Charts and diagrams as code

┌──

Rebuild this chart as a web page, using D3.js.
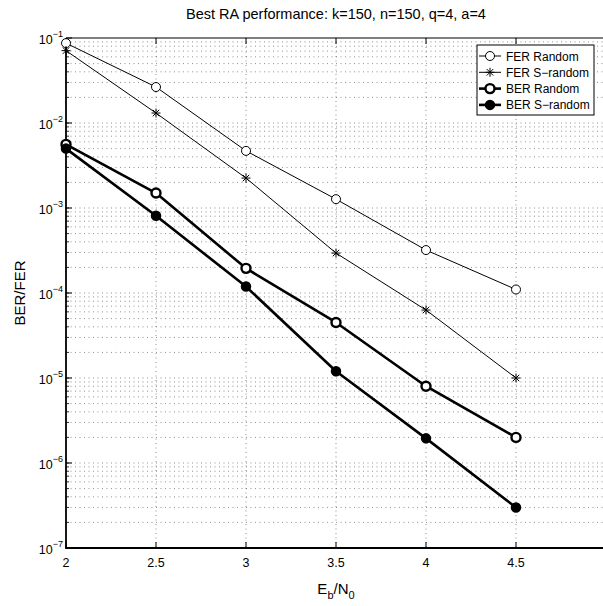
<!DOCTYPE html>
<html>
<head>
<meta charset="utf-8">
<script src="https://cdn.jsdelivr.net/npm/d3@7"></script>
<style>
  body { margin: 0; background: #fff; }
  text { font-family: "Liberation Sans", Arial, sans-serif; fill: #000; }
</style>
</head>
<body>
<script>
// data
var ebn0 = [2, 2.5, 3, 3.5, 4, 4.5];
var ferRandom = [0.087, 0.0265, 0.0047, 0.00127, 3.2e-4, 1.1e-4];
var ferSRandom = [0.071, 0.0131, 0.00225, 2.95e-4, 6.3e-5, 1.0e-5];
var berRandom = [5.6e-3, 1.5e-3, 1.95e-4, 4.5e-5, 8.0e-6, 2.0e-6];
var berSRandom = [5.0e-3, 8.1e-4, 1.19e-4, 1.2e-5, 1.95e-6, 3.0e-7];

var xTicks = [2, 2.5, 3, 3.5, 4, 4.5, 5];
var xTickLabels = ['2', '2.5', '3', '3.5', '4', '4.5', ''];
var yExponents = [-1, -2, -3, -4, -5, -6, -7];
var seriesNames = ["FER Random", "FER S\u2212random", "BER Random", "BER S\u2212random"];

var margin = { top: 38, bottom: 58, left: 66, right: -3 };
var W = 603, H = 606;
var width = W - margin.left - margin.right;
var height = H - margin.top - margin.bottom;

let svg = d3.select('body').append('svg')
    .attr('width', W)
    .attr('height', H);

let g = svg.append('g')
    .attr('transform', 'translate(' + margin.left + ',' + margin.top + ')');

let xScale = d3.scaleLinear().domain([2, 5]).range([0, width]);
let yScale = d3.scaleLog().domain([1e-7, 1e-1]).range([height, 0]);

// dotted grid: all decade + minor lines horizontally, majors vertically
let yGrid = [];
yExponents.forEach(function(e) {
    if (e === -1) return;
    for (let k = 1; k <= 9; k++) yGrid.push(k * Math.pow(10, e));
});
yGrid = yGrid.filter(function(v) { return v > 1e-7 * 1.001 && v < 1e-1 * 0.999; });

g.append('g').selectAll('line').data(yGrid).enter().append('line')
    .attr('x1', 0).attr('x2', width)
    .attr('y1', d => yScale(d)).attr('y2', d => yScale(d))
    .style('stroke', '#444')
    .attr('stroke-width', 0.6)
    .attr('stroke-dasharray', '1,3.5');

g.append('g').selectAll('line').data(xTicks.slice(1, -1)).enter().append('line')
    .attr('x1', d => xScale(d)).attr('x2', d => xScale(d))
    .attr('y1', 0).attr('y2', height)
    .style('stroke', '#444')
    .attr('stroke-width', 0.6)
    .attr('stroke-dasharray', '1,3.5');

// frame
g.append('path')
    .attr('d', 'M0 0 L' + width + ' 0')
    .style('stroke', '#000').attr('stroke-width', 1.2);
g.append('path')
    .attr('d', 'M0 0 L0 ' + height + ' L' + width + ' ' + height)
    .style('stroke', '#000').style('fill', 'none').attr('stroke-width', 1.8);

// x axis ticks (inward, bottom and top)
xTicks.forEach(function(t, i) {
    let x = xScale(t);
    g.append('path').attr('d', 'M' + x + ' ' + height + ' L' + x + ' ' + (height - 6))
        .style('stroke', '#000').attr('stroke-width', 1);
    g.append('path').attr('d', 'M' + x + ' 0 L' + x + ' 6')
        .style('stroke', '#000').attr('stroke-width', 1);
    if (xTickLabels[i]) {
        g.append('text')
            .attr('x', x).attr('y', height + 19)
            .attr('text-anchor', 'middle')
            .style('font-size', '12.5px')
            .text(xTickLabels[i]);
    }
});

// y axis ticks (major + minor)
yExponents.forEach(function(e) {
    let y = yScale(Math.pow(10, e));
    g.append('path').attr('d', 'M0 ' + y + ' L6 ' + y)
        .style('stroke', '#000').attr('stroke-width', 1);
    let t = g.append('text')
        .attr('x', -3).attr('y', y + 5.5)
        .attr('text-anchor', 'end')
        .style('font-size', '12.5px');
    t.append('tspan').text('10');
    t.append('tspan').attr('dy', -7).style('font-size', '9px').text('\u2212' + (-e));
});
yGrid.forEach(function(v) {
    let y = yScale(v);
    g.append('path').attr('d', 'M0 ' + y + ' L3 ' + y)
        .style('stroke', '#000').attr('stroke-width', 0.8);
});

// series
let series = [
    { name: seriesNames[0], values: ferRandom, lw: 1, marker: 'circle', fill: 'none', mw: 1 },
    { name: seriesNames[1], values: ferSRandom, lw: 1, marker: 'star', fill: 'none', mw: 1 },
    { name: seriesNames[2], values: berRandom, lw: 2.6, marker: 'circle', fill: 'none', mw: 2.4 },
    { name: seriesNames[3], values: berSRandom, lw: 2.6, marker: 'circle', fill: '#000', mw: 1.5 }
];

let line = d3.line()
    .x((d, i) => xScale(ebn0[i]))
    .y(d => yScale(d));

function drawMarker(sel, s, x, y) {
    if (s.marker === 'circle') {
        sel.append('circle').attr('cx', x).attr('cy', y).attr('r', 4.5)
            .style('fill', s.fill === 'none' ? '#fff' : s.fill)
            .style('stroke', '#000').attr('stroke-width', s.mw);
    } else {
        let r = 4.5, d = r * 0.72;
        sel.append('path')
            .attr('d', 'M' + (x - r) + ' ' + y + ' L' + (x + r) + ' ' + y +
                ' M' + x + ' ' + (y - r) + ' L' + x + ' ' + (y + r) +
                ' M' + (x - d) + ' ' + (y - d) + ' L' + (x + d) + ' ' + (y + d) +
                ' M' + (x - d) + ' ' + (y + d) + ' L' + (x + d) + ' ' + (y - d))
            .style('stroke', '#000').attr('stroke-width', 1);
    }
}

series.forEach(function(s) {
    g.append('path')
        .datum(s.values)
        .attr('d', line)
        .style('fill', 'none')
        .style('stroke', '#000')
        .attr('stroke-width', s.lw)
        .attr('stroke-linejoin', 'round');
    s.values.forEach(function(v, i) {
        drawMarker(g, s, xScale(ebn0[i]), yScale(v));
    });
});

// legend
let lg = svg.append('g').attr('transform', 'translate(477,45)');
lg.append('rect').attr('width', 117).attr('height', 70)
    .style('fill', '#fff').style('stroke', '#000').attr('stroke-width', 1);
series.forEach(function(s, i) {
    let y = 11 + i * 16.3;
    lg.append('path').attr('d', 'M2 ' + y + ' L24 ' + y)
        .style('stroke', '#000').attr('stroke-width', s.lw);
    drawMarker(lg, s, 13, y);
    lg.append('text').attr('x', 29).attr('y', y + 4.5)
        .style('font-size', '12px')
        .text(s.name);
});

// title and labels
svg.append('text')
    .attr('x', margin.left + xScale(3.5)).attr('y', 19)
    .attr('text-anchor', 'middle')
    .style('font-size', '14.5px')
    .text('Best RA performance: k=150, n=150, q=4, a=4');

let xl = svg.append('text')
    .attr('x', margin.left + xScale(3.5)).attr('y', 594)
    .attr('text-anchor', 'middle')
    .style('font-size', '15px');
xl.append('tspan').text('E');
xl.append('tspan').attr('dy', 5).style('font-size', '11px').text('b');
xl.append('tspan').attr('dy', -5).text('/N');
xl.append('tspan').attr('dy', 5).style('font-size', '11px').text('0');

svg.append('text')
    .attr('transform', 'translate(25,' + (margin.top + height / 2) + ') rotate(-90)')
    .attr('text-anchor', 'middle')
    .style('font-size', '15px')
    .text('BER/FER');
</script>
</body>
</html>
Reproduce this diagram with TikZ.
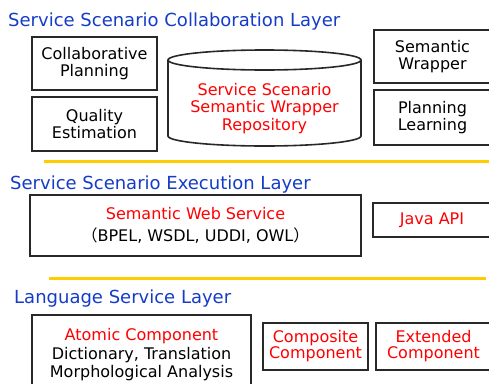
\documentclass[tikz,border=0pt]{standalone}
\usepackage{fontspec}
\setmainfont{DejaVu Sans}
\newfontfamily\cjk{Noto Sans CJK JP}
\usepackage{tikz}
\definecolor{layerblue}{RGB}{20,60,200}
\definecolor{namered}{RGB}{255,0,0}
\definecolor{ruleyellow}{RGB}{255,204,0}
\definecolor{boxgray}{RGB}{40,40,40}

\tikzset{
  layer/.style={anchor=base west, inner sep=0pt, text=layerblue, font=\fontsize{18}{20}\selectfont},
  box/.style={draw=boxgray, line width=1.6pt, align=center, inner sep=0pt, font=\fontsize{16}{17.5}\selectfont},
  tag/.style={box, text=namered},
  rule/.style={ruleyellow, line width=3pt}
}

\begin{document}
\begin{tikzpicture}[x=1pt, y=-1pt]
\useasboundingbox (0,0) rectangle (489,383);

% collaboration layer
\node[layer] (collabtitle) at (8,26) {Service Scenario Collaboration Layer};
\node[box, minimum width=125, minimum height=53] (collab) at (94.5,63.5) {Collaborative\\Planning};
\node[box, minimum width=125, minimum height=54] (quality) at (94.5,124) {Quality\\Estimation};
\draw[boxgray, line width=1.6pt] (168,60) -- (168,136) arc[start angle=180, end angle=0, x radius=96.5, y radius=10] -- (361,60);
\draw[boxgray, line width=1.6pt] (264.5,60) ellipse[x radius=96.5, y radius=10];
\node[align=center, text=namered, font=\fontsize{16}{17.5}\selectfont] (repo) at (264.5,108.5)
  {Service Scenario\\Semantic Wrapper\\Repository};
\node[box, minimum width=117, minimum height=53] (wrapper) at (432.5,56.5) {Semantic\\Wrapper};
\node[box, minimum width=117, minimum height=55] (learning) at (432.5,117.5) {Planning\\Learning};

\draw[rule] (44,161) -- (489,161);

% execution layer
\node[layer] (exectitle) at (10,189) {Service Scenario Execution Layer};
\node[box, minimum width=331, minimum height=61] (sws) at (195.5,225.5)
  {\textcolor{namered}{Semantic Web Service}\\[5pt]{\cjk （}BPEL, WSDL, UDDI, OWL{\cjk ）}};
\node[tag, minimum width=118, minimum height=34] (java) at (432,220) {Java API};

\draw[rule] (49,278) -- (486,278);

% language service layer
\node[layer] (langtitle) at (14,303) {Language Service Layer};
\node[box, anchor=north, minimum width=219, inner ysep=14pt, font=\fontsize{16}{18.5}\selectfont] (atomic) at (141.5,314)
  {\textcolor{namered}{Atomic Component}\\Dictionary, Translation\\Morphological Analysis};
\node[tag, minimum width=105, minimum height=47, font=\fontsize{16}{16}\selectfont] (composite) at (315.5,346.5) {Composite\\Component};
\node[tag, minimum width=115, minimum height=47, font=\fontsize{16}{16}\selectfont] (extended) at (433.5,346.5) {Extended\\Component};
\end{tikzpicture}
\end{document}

└──

Objective: Could you repeat exactly the lines from the first one of the records above through the line containing "d3.scaleLog().domain([1e-7, 1e-1]).range([height, 0]);", leaving out any pictures?

Exercise output:
Rebuild this chart as a web page, using D3.js.
<!DOCTYPE html>
<html>
<head>
<meta charset="utf-8">
<script src="https://cdn.jsdelivr.net/npm/d3@7"></script>
<style>
  body { margin: 0; background: #fff; }
  text { font-family: "Liberation Sans", Arial, sans-serif; fill: #000; }
</style>
</head>
<body>
<script>
// data
var ebn0 = [2, 2.5, 3, 3.5, 4, 4.5];
var ferRandom = [0.087, 0.0265, 0.0047, 0.00127, 3.2e-4, 1.1e-4];
var ferSRandom = [0.071, 0.0131, 0.00225, 2.95e-4, 6.3e-5, 1.0e-5];
var berRandom = [5.6e-3, 1.5e-3, 1.95e-4, 4.5e-5, 8.0e-6, 2.0e-6];
var berSRandom = [5.0e-3, 8.1e-4, 1.19e-4, 1.2e-5, 1.95e-6, 3.0e-7];

var xTicks = [2, 2.5, 3, 3.5, 4, 4.5, 5];
var xTickLabels = ['2', '2.5', '3', '3.5', '4', '4.5', ''];
var yExponents = [-1, -2, -3, -4, -5, -6, -7];
var seriesNames = ["FER Random", "FER S\u2212random", "BER Random", "BER S\u2212random"];

var margin = { top: 38, bottom: 58, left: 66, right: -3 };
var W = 603, H = 606;
var width = W - margin.left - margin.right;
var height = H - margin.top - margin.bottom;

let svg = d3.select('body').append('svg')
    .attr('width', W)
    .attr('height', H);

let g = svg.append('g')
    .attr('transform', 'translate(' + margin.left + ',' + margin.top + ')');

let xScale = d3.scaleLinear().domain([2, 5]).range([0, width]);
let yScale = d3.scaleLog().domain([1e-7, 1e-1]).range([height, 0]);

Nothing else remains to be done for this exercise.